Snapchat first introduced its memories feature in July 2016, allowing users to save photos and videos within the app instead of on their devices. Since then, the company says users have saved more than one trillion memories globally, averaging roughly 240 saved per person. According to Snapchat, most users remain under the new five GB limit, which means only frequent users with years of archived content will be affected.
As a film photographer, Varone-Evans said the change made her think about how little ownership users have online over their own data.
“With analogue, you own all of your stuff…you can sell print if you’d like,” she said. “No one really has that information. It’s very private. It’s very personal…when they can see everything, privacy is now completely out the window.”
Both students said the change reveals how fragile digital ownership really is. Jain said it “makes me realize” that companies rarely give clear warnings before major updates. Varone-Evans shared the distrust, saying she doesn’t believe the platform truly deletes users’ content.
“We all know that those images are there forever,” she said.
Varone-Evans adds that the subscription model across apps such as Amazon has become “overwhelming.” “I pay for [it] out of my own pocket and then I go to watch a movie and they’re like, ‘I’m sorry, you need another subscription’…I have to get five different subscriptions within one subscription.”
She notes, “It adds up…and you just start to not really care about how much you’re spending.”
According to Michael Mulvey, associate professor of marketing at the University of Ottawa’s Telfer School of Management, the shift reflects a broader monetization strategy across tech platforms.
“It’s a company and so it has shareholders, and their job is to make money,” he said. “They’re probably just looking at some money of what they gave away once upon a time, basically because it was like a lost leader.”
Mulvey said the cost of storing a massive amount of user-generated content is a factor for the companies rethink their costs.
“Memory and cloud storage have a real cost, especially since so much of what is being produced is video-based content,” he said. “It actually needs an enormous amount of storage space.”
He added that users often forget they don’t truly own their digital archives. “We became used to basically somebody holding them for us for free, but now they’re basically saying ‘it’s not free,’” Mulvey said. “We’re leasing companies. If you want to have space, you gotta pay the toll.”
Mulvey explains that this shift also speaks to a generational change in how people relate to digital media. “When I was 13 or 14 and got my first camera, it was really expensive… those photos were owned. They became yours, you owned the negatives,” he said. “With digital, that all changed.”
He emphasized, “Yesterday cost for the price of making memories. Today’s price of keeping them.”

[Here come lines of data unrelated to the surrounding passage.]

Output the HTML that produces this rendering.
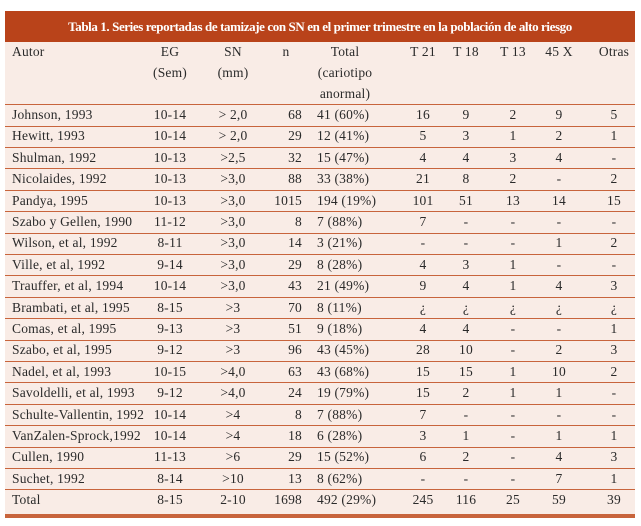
<!DOCTYPE html>
<html><head><meta charset="utf-8"><style>
body{margin:0;width:641px;height:526px;background:#fff;position:relative;overflow:hidden;font-family:"Liberation Serif",serif;color:#2a2a2a;font-size:13.5px;letter-spacing:0.2px}
#tbl{position:absolute;left:5px;top:11px;width:630px;height:507px;background:#f9ece6}
#title{position:absolute;left:0;top:0;width:630px;height:31px;background:#b9431a;color:#fff;font-weight:bold;font-size:13px;text-align:center;line-height:31px;letter-spacing:-0.4px}
.c{position:absolute;white-space:nowrap;line-height:16px}
.line{position:absolute;left:0;width:630px;height:1px;background:#c8643c}
</style></head><body>
<div id="tbl">
<div id="title">Tabla 1. Series reportadas de tamizaje con SN en el primer trimestre en la población de alto riesgo</div>
</div>
<script>
const tbl=document.getElementById('tbl');
const rows=[
["Johnson, 1993","10-14","> 2,0","68","41 (60%)","16","9","2","9","5"],
["Hewitt, 1993","10-14","> 2,0","29","12 (41%)","5","3","1","2","1"],
["Shulman, 1992","10-13",">2,5","32","15 (47%)","4","4","3","4","-"],
["Nicolaides, 1992","10-13",">3,0","88","33 (38%)","21","8","2","-","2"],
["Pandya, 1995","10-13",">3,0","1015","194 (19%)","101","51","13","14","15"],
["Szabo y Gellen, 1990","11-12",">3,0","8","7 (88%)","7","-","-","-","-"],
["Wilson, et al, 1992","8-11",">3,0","14","3 (21%)","-","-","-","1","2"],
["Ville, et al, 1992","9-14",">3,0","29","8 (28%)","4","3","1","-","-"],
["Trauffer, et al, 1994","10-14",">3,0","43","21 (49%)","9","4","1","4","3"],
["Brambati, et al, 1995","8-15",">3","70","8 (11%)","¿","¿","¿","¿","¿"],
["Comas, et al, 1995","9-13",">3","51","9 (18%)","4","4","-","-","1"],
["Szabo, et al, 1995","9-12",">3","96","43 (45%)","28","10","-","2","3"],
["Nadel, et al, 1993","10-15",">4,0","63","43 (68%)","15","15","1","10","2"],
["Savoldelli, et al, 1993","9-12",">4,0","24","19 (79%)","15","2","1","1","-"],
["Schulte-Vallentin, 1992","10-14",">4","8","7 (88%)","7","-","-","-","-"],
["VanZalen-Sprock,1992","10-14",">4","18","6 (28%)","3","1","-","1","1"],
["Cullen, 1990","11-13",">6","29","15 (52%)","6","2","-","4","3"],
["Suchet, 1992","8-14",">10","13","8 (62%)","-","-","-","7","1"],
["Total","8-15","2-10","1698","492 (29%)","245","116","25","59","39"]];
const cols=[[7,'l'],[165,'c'],[228,'c'],[297,'r'],[312,'l'],[418,'c'],[461,'c'],[508,'c'],[554,'c'],[609,'c']];
function put(txt,x,al,y,name){
  const d=document.createElement('div');
  d.className='c';
  
  
  d.textContent=txt;d.style.top=(y-8)+'px';
  if(al==='l')d.style.left=x+'px';
  else if(al==='r'){d.style.right=(630-x)+'px';}
  else{d.style.left=(x-60)+'px';d.style.width='120px';d.style.textAlign='center';}
  tbl.appendChild(d);
}
function line(y,h){const l=document.createElement('div');l.className='line';l.style.top=y+'px';if(h)l.style.height=h+'px';


tbl.appendChild(l);}
const hdr=[["Autor",7,'l',41],["EG",165,'c',41],["(Sem)",165,'c',62],["SN",228,'c',41],["(mm)",228,'c',62],["n",281,'c',41],["Total",340,'c',41],["(cariotipo",340,'c',62],["anormal)",340,'c',83],["T 21",418,'c',41],["T 18",461,'c',41],["T 13",508,'c',41],["45 X",554,'c',41],["Otras",609,'c',41]];
hdr.forEach(h=>put(h[0],h[1],h[2],h[3],'header-cell'));
line(93);
rows.forEach((r,i)=>{
  const cy=104+i*21.4;
  r.forEach((v,j)=>put(v,cols[j][0],cols[j][1],cy,i===rows.length-1?'total-cell':'data-cell'));
  if(i<rows.length-1)line(Math.round(cy+10.5));
});
line(503,4);
</script>
</body></html>
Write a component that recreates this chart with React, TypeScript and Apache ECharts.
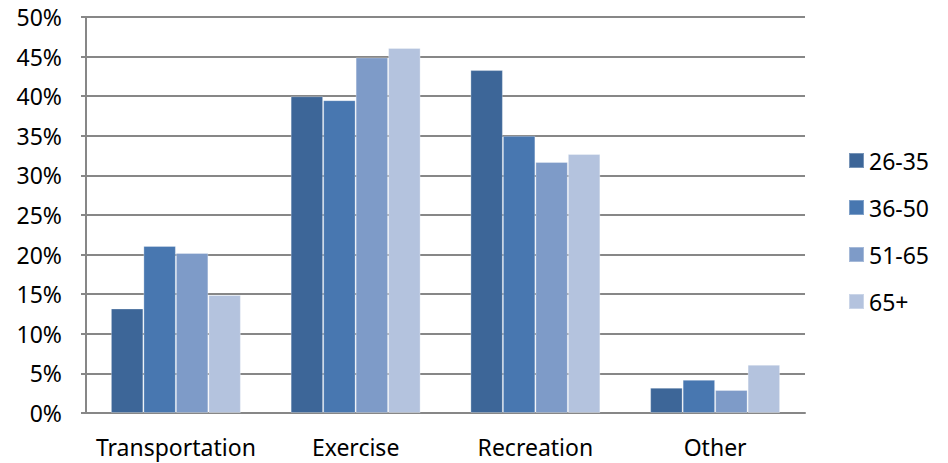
import React, { useEffect, useRef } from "react";
import * as echarts from "echarts";

const categories = ["Transportation", "Exercise", "Recreation", "Other"];
const seriesNames = ["26-35", "36-50", "51-65", "65+"];
const s2635 = [13.2, 40.0, 43.3, 3.2];
const s3650 = [21.1, 39.5, 35.0, 4.2];
const s5165 = [20.2, 44.9, 31.7, 2.9];
const s65p = [14.9, 46.1, 32.7, 6.1];
const colors = ["#3D6698", "#4877B0", "#7E9BC8", "#B4C3DE"];

const FONT = "'Noto Sans', 'Open Sans', sans-serif";

export default function App() {
  const ref = useRef<HTMLDivElement>(null);
  useEffect(() => {
    if (!ref.current) return;
    const chart = echarts.init(ref.current, null, { renderer: "svg" });
    const data = [s2635, s3650, s5165, s65p];
    chart.setOption({
      animation: false,
      backgroundColor: "#ffffff",
      textStyle: { fontFamily: FONT },
      grid: { left: 86, right: 143, top: 17, bottom: 50 },
      legend: {
        orient: "vertical",
        left: 843,
        top: 144,
        itemWidth: 15,
        itemHeight: 15,
        itemGap: 24,
        icon: "rect",
        data: seriesNames,
        textStyle: { fontFamily: FONT, fontSize: 23, color: "#000" },
      },
      xAxis: {
        type: "category",
        data: categories,
        axisLine: { show: true, lineStyle: { color: "#878787", width: 2 } },
        axisTick: { show: false },
        axisLabel: { interval: 0, fontFamily: FONT, fontSize: 23, color: "#000", margin: 22 },
      },
      yAxis: {
        type: "value",
        min: 0,
        max: 50,
        interval: 5,
        axisLine: { show: true, lineStyle: { color: "#878787", width: 2 } },
        axisTick: { show: true, length: 5, lineStyle: { color: "#878787", width: 2 } },
        splitLine: { show: true, lineStyle: { color: "#878787", width: 2 } },
        axisLabel: {
          formatter: (v: number) => v + "%",
          fontFamily: FONT,
          fontSize: 23,
          color: "#000",
          margin: 24,
        },
      },
      series: seriesNames.map((name, i) => ({
        name,
        type: "bar",
        data: data[i],
        barGap: "0%",
        barCategoryGap: "27.7%",
        itemStyle: {
          color: colors[i],
          borderColor: "rgba(255,255,255,0.3)",
          borderWidth: 1,
        },
      })),
    });
    return () => chart.dispose();
  }, []);
  return (
    <div
      ref={ref}
      style={{ position: "fixed", left: 0, top: 0, width: 948, height: 463 }}
    />
  );
}
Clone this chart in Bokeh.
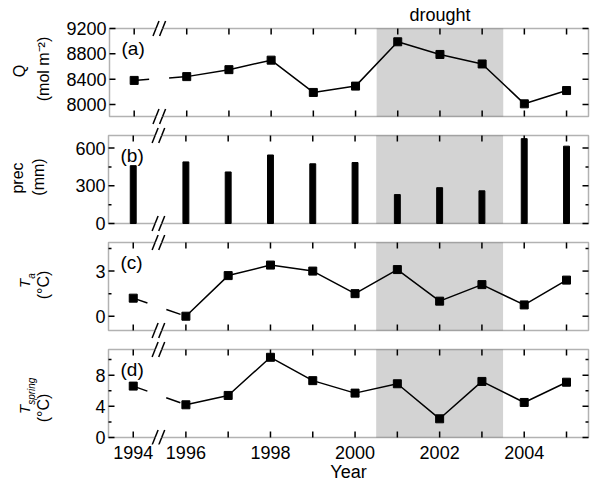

These changes follow a series of pivots to paid features, such as Meta’s “Verified” program, X’s Premium tier and TikTok’s expanded shop features. Mulvey expresses the trend showing that social media companies can no longer rely solely on advertising revenue.
He notes that users are feeling that subscription fatigue is setting in with constant subscriptions. “It’s like the first domino has fallen and people are starting to get more sensitive,” he said. “These fees add up a lot, actually… people really start to think about, ‘am I getting value out of this?’ and perhaps make some trade-offs, some tough decisions.”
Mehak Bhaerti, assistant professor of marketing management at TMU’s Ted Rogers School of Management, echoed that same sentiment in an emailed statement.“Online space is starting to feel a lot like real estate—limited, valuable, and something you eventually have to pay to keep,” she said.
For students like Jain, the fatigue is already setting in. He said it “definitely adds up,” comparing digital costs like Snapchat, Canva and monthly utilities.
Both experts warned that while subscription models can be lucrative, they risk alienating users who already feel trapped by paywalls.
For heavy Snapchat users like Jain, this change marks a turning point. While for Varone-Evans, the new policy is another sign of social media losing its purpose.
“We’re missing the core values of what social media is… sharing community and staying in touch with one another,” Varone-Evans said. “It’s kind of upsetting.”